### SHORT PROBLEM
Print the lines starting at the line containing "Clone this chart in Plotly." and ending at the line containing "import plotly.graph_objects as go", exactly and in full, without the pictures.

### MATERIAL SHOWN
* begin *
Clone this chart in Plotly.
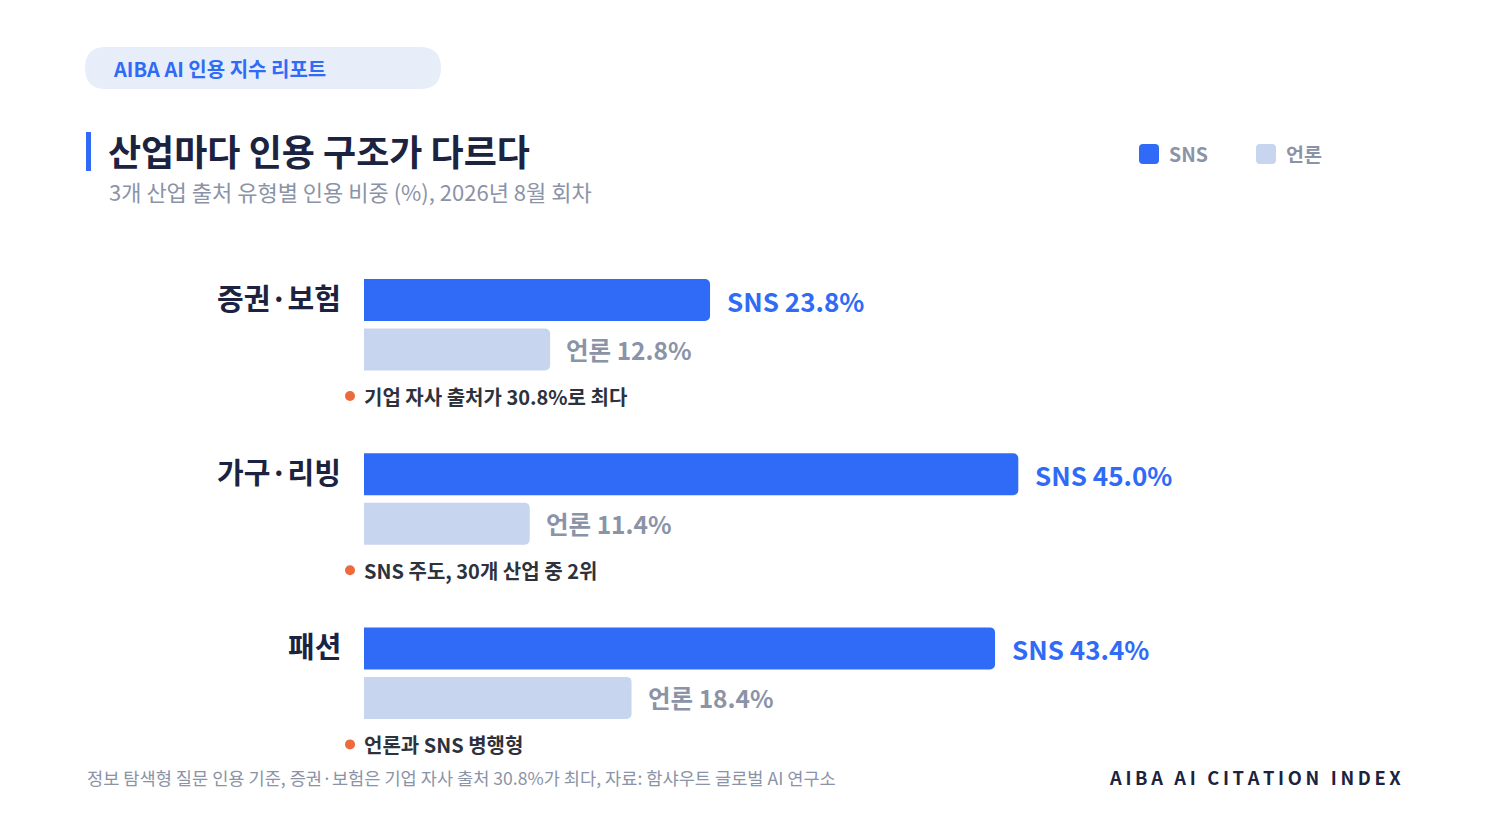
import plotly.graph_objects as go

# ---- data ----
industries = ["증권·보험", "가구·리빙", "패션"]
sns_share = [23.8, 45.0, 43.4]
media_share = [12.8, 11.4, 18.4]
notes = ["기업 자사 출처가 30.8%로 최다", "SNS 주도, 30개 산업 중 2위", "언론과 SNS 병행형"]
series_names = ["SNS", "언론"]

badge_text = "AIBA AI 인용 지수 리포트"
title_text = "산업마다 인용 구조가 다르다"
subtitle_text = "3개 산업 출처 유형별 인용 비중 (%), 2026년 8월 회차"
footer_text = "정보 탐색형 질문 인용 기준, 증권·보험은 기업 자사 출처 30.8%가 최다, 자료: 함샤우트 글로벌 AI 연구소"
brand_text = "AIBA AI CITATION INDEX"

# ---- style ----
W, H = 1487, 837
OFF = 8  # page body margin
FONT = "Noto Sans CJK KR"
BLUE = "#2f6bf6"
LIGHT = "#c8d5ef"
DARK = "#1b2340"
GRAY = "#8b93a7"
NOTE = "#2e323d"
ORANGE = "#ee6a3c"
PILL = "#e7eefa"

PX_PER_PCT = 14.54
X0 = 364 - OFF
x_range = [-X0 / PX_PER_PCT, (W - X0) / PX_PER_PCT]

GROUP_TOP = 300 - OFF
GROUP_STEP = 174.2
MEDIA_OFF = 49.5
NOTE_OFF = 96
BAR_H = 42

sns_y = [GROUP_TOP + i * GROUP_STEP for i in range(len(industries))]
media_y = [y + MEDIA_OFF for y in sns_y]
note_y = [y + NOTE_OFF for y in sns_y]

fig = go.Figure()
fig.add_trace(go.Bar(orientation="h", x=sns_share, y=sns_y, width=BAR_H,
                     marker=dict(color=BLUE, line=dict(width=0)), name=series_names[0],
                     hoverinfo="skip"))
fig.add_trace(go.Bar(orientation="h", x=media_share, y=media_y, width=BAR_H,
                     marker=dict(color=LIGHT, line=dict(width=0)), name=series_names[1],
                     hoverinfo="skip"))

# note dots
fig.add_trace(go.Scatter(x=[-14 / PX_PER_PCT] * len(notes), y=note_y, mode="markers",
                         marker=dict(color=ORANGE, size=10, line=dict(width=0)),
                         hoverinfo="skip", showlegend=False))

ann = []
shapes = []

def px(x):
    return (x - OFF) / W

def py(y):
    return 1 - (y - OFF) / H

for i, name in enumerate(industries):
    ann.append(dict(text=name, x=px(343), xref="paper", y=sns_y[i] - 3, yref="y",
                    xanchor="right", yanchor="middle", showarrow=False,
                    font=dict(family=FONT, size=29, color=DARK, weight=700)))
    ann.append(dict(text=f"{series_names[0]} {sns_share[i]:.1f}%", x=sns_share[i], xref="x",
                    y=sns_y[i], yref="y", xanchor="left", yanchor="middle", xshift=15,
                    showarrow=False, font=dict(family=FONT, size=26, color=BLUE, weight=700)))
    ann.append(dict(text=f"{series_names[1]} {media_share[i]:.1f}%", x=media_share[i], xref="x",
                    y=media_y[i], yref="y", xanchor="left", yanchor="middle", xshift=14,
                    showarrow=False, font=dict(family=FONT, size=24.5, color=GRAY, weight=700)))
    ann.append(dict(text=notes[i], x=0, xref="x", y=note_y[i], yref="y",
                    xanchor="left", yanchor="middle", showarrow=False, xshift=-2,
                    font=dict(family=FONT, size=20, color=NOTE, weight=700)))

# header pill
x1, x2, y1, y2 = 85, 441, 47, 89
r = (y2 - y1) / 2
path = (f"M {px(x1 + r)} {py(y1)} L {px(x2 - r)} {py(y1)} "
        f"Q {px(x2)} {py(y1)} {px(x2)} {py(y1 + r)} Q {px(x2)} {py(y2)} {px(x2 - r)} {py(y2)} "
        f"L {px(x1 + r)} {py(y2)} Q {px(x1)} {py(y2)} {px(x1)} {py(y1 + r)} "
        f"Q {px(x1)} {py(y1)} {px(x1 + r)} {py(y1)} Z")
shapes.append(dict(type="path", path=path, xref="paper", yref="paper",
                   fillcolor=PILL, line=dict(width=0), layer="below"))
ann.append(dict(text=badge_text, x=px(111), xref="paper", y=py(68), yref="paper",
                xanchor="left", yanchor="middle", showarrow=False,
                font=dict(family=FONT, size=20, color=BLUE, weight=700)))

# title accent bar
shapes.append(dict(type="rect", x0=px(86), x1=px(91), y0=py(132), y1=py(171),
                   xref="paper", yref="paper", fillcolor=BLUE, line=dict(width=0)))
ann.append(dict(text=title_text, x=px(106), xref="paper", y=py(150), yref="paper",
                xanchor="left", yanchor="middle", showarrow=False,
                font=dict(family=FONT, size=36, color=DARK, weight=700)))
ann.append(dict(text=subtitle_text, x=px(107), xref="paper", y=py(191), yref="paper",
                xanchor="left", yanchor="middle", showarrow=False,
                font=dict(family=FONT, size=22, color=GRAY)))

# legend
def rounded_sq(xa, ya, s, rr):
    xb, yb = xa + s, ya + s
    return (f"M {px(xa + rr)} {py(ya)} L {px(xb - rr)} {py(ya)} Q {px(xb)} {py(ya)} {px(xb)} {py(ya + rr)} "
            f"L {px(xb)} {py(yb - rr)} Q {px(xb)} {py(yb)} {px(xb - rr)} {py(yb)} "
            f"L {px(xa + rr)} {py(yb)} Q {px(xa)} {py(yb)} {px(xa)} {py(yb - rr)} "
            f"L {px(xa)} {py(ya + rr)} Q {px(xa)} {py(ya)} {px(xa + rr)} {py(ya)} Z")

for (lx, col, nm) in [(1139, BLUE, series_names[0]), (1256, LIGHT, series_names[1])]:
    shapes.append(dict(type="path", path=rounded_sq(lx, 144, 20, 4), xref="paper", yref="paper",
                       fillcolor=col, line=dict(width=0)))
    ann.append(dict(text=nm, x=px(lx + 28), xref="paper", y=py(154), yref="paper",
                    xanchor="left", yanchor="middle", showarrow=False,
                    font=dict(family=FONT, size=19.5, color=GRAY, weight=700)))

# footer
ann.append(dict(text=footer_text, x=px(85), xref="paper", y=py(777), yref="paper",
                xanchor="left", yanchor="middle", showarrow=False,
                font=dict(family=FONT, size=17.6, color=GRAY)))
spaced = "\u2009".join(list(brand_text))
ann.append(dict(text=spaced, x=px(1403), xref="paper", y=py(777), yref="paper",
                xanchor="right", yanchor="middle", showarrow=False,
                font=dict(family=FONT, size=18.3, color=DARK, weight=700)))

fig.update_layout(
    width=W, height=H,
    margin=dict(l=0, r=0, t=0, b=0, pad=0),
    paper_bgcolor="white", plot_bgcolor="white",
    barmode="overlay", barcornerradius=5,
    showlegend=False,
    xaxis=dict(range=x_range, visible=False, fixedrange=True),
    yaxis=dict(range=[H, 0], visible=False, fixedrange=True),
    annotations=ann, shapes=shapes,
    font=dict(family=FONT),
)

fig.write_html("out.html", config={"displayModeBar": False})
* end *
* begin *
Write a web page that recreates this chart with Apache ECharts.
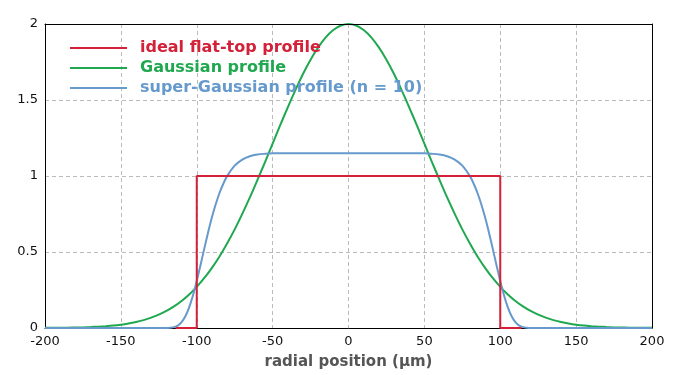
* end *
* begin *
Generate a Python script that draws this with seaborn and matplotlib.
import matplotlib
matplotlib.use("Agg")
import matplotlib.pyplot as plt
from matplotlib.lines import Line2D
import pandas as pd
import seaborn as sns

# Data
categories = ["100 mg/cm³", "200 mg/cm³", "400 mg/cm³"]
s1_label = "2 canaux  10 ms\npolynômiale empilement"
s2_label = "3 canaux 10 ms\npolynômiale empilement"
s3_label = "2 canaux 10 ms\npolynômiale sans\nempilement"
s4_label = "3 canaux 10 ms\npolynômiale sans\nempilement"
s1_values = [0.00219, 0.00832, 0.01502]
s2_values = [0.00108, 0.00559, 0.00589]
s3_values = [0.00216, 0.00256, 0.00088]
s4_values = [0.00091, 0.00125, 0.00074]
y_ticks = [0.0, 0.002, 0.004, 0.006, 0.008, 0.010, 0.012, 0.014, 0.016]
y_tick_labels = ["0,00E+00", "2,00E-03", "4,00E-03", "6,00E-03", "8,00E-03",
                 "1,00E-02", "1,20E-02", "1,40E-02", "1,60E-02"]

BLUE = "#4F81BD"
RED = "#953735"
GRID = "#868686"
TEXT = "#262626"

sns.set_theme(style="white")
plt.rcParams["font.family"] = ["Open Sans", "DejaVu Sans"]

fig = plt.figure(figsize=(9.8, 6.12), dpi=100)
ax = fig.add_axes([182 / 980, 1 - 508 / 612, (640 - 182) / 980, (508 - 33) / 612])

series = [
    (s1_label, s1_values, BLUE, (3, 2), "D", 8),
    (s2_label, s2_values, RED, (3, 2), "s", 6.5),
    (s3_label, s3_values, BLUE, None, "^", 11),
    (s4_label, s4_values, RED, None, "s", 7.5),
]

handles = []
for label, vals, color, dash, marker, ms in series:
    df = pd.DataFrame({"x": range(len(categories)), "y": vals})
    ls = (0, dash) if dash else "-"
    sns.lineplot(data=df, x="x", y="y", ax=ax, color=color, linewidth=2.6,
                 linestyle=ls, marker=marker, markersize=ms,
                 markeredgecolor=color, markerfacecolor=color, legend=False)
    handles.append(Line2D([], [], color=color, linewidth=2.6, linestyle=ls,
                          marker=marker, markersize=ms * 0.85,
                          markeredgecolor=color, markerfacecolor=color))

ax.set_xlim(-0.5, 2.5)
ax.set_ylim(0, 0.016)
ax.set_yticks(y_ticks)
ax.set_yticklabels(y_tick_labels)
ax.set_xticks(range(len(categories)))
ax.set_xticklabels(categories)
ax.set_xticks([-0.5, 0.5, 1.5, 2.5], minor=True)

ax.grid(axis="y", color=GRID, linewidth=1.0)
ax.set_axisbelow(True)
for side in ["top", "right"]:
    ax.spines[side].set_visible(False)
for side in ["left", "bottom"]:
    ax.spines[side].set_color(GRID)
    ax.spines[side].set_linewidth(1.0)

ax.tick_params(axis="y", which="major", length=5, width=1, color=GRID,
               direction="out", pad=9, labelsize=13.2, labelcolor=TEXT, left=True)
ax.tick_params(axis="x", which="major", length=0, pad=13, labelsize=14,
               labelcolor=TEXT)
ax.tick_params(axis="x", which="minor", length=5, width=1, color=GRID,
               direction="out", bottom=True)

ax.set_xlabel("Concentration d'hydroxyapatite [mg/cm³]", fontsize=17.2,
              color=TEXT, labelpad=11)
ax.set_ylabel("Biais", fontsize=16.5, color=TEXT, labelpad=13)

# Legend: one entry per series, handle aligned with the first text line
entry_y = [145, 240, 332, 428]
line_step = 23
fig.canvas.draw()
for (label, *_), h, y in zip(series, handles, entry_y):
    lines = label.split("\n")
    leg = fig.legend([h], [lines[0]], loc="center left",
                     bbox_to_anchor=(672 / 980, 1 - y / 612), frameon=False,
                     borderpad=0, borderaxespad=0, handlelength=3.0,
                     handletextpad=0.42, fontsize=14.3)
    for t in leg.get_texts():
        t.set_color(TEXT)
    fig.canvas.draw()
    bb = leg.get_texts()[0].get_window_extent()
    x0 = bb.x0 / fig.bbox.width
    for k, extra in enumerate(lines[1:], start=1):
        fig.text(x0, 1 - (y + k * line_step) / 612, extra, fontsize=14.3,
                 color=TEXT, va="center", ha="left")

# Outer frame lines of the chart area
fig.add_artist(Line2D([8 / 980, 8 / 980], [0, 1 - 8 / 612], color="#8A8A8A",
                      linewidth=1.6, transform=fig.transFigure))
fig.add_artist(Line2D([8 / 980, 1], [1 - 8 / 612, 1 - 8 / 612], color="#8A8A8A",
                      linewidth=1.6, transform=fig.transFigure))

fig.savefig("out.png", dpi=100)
* end *
### FULL SOLUTION
Clone this chart in Plotly.
import plotly.graph_objects as go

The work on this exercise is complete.